Bush Must “Turn It On” for Second Debate
Fred Barnes looks at George W. Bush’s past debate performances and notes an interesting trend.
FOR JOHN KERRY, the first presidential debate was an opportunity. He seized it and revived his flagging candidacy. For President Bush, the debate was a burden. He struggled through it, acting as if he had better things to do. But the second debate this Friday in St. Louis will find Bush in a different situation. Debating Kerry is no longer a burden. It’s an opportunity for Bush to recover whatever ground he lost in the initial debate. . . . The notion that Bush had never lost a debate–until last week, if you count that a loss–is pure myth. During the debates in the Republican primaries in 2000, Bush didn’t do particularly well. He didn’t need to, since he was so far ahead of the other candidates. For Bush, the primary debates were a nuisance. But in debates with Vice President Al Gore, Bush didn’t have the luxury of being indifferent. He knew an opportunity when he saw one and took advantage of it. It was Gore who regarded the three debates in 2000 as a burden. And the rule for debates, we now know, is the candidate who feels burdened, and acts that way, loses.
Losing the first debate in a presidential race is hardly fatal. I learned this first-hand as a panelist in the first debate in 1984 between President Reagan and Walter Mondale. Reagan performed like a zombie that night while Mondale had the best 90 minutes of his entire political career. Reagan fared better in the second debate and won reelection going away. Of course Reagan didn’t have a controversial war like Iraq to defend, though his hard-line policies in the Cold War were widely condemned by liberals. And Reagan was a great public performer, period. That can’t be said about Bush. But the president has the gift of self-discipline–when he chooses to tap it. As a candidate for governor of Texas in 1994, he infuriated reporters by reciting his four-point agenda over and over and over, no matter what they asked about. His media adviser in that race, Don Sipple, said he had never worked for a more disciplined candidate. Against Gore six years later, Bush showed the same iron discipline. He refused to be rattled or become peevish when Gore sighed loudly or attempted to intimidate him by leaving his podium and walking over to Bush’s. In the Gore debates, Bush displayed that trait which scholar Fred Greenstein of Princeton insists is the most important in a president–emotional intelligence.
That wasn’t the case in last Thursday’s debate. Bush forgot what has worked so well in his recent speeches, twitting Kerry and taking a you-won’t-believe-this approach to Kerry’s public statements. Crowds respond with laughter. At the Miami debate, however, Bush took a different tack. At times, he appeared indignant, and he lost what political commentator Mort Kondracke calls the “body language” contest. He was oblivious to how he might look when TV broadcasts of the debate turned to reaction shots of one candidate while the other was talking. This did not work to Bush’s favor.

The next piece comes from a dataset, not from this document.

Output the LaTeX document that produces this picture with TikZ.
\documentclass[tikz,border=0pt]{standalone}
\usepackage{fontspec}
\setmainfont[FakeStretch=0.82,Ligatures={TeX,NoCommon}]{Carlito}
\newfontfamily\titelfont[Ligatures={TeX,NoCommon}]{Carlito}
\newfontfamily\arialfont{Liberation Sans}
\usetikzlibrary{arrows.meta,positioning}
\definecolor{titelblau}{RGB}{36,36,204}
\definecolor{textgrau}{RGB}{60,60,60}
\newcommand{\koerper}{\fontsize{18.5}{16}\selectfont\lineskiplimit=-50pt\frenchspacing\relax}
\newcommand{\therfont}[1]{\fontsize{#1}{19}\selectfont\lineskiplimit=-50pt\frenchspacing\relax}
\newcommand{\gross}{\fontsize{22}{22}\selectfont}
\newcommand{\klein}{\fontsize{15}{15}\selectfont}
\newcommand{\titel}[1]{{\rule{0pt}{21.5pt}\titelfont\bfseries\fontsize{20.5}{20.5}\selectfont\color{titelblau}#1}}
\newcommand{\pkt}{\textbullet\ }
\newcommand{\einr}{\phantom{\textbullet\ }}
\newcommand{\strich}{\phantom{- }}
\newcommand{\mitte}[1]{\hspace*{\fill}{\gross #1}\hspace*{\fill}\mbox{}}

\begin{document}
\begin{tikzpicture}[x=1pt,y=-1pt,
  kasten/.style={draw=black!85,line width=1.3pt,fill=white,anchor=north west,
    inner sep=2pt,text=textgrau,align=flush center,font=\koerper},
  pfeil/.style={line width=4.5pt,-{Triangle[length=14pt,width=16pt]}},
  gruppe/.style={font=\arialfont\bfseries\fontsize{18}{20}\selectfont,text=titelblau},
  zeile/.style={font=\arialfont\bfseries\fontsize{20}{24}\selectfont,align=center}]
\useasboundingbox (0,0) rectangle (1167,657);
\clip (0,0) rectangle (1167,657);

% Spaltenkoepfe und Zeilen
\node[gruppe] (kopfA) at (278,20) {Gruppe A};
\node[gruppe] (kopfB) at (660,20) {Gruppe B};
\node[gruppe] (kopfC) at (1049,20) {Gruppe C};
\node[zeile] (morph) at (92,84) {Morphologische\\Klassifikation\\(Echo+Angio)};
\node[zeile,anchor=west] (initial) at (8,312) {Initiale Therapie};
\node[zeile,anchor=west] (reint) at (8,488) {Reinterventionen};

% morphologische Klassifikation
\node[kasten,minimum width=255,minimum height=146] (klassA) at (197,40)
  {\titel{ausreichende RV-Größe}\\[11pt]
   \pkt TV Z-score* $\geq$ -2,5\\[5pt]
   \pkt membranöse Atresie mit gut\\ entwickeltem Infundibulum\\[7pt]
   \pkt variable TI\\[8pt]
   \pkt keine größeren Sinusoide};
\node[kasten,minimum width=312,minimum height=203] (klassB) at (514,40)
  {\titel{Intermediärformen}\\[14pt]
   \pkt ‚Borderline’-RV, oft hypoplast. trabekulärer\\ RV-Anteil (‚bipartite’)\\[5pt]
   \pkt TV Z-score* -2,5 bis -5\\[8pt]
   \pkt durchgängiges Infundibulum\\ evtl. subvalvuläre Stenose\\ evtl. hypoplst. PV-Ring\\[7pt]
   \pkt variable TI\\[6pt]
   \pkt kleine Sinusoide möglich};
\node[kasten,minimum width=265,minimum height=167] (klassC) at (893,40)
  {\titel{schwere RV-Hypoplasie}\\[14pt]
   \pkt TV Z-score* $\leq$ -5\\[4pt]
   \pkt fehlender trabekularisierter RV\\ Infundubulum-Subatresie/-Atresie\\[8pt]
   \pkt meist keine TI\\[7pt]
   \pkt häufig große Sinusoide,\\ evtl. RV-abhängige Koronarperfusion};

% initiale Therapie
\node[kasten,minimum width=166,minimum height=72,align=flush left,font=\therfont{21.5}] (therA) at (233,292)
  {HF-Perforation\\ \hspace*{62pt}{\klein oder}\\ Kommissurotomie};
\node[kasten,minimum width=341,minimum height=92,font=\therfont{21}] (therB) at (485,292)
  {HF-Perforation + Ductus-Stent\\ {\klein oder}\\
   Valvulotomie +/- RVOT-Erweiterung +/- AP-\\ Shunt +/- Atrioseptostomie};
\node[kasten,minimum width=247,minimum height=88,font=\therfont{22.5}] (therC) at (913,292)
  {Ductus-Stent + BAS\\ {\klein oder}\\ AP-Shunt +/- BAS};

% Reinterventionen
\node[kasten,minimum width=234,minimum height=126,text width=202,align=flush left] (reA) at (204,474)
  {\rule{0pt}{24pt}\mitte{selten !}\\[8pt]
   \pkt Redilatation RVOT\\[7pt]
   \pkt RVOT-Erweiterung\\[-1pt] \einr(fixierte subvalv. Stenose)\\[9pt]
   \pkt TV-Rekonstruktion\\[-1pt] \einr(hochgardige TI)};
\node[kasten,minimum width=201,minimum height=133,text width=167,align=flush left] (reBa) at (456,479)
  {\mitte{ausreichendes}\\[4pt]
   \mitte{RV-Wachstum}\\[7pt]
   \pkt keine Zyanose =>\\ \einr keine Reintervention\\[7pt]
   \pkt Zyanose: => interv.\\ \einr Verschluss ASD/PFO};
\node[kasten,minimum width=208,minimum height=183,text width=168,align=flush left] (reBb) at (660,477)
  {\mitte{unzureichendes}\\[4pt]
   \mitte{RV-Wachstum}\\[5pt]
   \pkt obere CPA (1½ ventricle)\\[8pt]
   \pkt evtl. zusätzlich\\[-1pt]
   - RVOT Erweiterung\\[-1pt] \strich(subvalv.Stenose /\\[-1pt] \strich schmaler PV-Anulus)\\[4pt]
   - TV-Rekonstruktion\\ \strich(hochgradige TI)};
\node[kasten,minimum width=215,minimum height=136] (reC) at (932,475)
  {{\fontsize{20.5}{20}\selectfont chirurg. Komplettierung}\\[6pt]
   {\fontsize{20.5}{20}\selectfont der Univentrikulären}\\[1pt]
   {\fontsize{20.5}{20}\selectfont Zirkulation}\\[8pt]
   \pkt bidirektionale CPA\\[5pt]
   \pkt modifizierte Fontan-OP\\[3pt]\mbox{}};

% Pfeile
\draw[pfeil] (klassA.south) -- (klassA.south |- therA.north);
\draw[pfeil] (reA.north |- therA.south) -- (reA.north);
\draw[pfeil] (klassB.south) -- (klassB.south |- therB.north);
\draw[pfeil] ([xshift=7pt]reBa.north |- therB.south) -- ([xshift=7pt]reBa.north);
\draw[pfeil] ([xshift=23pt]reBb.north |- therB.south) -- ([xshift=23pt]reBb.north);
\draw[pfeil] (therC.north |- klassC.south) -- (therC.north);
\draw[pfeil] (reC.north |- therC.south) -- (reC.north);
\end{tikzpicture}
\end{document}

This assessment strikes me as correct, although it’s not one that’s particularly flattering to Bush. While the terms of the debate clearly favored Kerry, given that the focus was on Bush’s record rather than his and he came into it trailing in the polls. And Kerry is in full-time campaign mode whereas Bush still has to serve as president, including things like visiting hurricane victims when he arrives in Miami rather than taking the time to get a manicure. A debate is indeed a “burden” for the frontrunner, since the best he can hope for is to emerge still ahead.
Still, Bush knew coming into the debate that he faced these disadvantages and that this is a very tight race. He owed it to his supporters–and to the country, given that he contends we’ll be more secure in a second Bush administration than under Kerry–to give his best effort. He clearly didn’t do that.